• Exercise requirements: Wherever the string "this" appears, copy the whole line.

— START Task material —

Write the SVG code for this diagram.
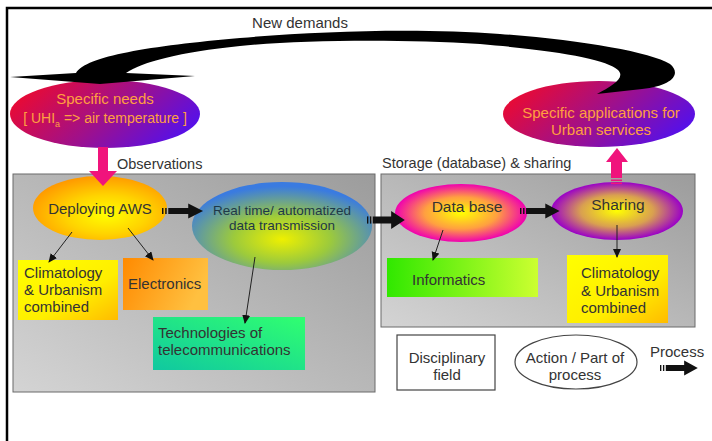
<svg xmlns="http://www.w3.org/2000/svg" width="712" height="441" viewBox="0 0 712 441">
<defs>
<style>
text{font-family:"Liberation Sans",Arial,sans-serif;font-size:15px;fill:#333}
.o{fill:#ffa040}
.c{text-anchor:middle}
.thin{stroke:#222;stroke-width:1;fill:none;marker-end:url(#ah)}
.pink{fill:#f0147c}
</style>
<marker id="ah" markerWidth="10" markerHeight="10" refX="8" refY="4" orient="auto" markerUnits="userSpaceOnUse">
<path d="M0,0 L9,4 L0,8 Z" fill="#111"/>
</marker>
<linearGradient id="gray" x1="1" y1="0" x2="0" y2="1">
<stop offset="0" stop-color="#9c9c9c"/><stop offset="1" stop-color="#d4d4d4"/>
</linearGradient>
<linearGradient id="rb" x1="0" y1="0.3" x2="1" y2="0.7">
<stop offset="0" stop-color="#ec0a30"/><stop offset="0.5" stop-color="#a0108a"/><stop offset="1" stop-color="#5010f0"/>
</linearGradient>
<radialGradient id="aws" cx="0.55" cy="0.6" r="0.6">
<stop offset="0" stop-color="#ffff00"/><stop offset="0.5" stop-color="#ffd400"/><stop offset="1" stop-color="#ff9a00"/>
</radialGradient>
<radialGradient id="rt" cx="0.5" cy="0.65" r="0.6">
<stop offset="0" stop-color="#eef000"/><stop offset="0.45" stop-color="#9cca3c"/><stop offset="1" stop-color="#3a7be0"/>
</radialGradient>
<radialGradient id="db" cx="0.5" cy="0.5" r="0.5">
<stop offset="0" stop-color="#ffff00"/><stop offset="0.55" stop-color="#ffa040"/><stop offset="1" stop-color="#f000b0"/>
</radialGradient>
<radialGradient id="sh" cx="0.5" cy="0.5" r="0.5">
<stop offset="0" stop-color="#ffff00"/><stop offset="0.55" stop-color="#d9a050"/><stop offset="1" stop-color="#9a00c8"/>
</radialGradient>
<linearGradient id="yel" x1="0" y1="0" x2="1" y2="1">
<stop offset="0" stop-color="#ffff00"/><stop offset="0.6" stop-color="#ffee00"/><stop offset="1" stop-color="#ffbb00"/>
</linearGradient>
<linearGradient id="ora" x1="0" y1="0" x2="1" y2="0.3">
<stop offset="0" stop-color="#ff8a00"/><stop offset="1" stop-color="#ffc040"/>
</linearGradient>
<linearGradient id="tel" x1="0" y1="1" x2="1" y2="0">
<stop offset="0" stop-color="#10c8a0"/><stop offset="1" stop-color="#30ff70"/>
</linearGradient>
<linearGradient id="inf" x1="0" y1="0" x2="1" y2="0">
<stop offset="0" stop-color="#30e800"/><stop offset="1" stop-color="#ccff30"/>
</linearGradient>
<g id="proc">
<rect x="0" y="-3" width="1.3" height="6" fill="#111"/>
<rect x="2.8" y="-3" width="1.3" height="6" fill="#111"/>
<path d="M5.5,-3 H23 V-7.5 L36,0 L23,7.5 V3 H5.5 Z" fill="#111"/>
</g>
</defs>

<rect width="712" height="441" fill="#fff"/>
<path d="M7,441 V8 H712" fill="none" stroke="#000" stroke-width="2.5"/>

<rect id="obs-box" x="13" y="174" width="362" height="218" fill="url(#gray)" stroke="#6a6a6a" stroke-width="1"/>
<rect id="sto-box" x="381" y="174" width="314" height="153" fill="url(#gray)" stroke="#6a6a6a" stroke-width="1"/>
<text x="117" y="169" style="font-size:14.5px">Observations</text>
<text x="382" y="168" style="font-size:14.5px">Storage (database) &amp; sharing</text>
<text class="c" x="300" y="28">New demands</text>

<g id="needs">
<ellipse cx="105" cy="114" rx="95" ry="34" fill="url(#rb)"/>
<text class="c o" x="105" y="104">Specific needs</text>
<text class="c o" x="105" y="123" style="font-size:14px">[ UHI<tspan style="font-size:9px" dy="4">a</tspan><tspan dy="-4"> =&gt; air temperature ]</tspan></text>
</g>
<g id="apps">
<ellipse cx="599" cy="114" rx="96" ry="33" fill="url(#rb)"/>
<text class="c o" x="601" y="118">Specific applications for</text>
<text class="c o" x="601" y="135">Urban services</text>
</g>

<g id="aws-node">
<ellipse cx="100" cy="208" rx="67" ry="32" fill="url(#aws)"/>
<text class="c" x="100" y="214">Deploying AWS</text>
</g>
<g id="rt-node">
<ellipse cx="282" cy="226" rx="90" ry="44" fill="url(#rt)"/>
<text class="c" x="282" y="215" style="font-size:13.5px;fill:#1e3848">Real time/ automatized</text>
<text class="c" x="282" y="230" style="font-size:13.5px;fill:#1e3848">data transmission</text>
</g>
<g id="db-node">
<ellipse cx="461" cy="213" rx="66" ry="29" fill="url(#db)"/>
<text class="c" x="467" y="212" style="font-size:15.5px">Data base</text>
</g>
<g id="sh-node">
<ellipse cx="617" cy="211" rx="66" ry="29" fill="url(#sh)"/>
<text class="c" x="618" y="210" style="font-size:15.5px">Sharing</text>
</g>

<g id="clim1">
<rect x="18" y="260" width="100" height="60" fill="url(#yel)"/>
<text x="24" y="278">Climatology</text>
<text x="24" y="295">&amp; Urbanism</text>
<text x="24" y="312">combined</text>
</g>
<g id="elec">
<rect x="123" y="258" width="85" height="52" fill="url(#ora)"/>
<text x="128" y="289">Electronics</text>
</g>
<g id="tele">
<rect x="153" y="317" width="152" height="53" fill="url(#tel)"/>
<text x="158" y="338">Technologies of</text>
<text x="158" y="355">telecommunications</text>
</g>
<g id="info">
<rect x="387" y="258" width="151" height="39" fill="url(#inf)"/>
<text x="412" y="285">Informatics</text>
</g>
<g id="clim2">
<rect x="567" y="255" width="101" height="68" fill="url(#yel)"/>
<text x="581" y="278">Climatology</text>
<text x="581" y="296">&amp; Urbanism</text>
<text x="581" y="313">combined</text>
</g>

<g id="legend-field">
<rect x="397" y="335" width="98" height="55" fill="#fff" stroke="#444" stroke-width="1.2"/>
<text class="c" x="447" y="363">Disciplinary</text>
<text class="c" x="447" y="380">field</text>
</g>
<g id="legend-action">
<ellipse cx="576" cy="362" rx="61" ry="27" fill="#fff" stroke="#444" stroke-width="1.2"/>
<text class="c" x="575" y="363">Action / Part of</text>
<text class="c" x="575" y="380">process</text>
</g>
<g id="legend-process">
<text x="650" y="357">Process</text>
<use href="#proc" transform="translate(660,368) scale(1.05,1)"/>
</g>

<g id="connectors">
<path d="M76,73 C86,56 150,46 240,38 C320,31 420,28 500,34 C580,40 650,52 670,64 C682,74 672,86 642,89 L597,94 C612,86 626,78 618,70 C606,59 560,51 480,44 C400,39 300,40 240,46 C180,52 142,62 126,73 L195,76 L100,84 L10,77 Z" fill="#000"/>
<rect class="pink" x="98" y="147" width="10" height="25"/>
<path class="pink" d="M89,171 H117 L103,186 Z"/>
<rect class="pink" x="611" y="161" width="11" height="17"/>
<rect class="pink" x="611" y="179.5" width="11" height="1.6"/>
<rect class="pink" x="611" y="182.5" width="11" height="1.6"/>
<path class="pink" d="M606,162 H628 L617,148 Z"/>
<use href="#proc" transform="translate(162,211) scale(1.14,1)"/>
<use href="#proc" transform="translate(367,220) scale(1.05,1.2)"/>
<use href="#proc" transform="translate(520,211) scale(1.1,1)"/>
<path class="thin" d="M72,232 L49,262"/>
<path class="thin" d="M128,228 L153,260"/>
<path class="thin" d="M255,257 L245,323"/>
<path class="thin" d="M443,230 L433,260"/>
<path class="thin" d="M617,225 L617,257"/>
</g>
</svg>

— END Task material —
— START Task material —

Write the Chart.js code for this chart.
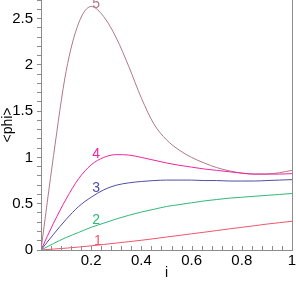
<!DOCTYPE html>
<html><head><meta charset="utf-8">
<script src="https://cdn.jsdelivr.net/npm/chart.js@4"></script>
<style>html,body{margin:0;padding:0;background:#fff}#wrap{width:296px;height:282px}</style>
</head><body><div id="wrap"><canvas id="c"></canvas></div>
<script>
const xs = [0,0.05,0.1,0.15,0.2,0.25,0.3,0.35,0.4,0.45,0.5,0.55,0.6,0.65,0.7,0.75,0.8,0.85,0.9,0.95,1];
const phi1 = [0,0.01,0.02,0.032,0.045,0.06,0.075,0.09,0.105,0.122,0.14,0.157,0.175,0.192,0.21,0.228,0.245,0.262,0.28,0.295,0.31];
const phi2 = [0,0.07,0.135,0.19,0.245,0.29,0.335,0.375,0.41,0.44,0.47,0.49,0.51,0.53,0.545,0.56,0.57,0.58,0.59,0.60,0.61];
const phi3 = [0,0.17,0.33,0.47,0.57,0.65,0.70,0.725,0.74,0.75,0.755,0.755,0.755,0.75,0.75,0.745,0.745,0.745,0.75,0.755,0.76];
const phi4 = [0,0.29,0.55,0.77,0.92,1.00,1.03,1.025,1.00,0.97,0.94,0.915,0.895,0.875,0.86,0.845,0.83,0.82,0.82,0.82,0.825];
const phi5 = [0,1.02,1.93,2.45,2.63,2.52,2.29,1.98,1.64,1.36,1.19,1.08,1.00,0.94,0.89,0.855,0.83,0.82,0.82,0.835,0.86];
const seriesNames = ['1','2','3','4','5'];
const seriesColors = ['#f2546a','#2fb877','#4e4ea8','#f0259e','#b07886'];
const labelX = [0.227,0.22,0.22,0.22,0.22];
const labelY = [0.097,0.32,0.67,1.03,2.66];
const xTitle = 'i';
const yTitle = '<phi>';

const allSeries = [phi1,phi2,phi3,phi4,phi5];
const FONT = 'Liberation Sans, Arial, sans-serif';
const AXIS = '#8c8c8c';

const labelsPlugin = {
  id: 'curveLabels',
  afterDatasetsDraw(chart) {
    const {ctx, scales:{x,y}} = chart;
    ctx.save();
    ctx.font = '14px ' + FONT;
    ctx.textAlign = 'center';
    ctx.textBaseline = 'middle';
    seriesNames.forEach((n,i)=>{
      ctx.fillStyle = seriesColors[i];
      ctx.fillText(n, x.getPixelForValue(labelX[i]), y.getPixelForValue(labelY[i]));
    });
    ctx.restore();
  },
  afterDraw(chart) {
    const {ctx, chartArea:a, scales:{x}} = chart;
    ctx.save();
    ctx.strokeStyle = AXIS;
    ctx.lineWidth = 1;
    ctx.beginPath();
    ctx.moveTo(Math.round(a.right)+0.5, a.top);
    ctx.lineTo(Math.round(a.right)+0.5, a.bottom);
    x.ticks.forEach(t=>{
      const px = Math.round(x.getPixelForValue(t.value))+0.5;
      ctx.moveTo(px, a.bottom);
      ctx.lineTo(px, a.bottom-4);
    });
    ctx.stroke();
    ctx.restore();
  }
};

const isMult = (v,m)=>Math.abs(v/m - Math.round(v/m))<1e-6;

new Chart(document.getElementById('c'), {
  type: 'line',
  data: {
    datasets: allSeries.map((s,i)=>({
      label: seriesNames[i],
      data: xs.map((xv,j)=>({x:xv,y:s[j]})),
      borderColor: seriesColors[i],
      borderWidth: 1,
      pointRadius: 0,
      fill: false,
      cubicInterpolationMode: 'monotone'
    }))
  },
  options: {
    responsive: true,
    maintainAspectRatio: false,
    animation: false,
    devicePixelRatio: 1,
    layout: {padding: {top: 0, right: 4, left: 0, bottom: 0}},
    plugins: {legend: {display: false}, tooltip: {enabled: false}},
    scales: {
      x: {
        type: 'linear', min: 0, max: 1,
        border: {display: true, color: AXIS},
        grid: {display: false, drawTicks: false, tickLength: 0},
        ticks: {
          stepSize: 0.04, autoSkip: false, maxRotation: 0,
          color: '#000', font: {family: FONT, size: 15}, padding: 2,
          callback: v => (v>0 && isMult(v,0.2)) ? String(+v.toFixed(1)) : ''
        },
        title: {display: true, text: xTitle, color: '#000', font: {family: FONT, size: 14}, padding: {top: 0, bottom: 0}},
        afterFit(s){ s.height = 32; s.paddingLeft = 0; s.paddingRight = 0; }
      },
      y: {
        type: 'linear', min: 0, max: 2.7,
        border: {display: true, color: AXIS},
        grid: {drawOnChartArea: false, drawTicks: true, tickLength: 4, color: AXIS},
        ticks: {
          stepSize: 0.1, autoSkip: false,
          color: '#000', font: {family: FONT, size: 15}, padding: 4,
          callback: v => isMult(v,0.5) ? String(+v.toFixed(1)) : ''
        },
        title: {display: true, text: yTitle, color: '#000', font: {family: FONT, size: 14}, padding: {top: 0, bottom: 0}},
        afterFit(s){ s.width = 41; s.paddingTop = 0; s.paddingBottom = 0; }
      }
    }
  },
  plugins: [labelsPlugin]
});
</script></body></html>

— END Task material —

• Expected answer:
Write the SVG code for this diagram.
Write the Chart.js code for this chart.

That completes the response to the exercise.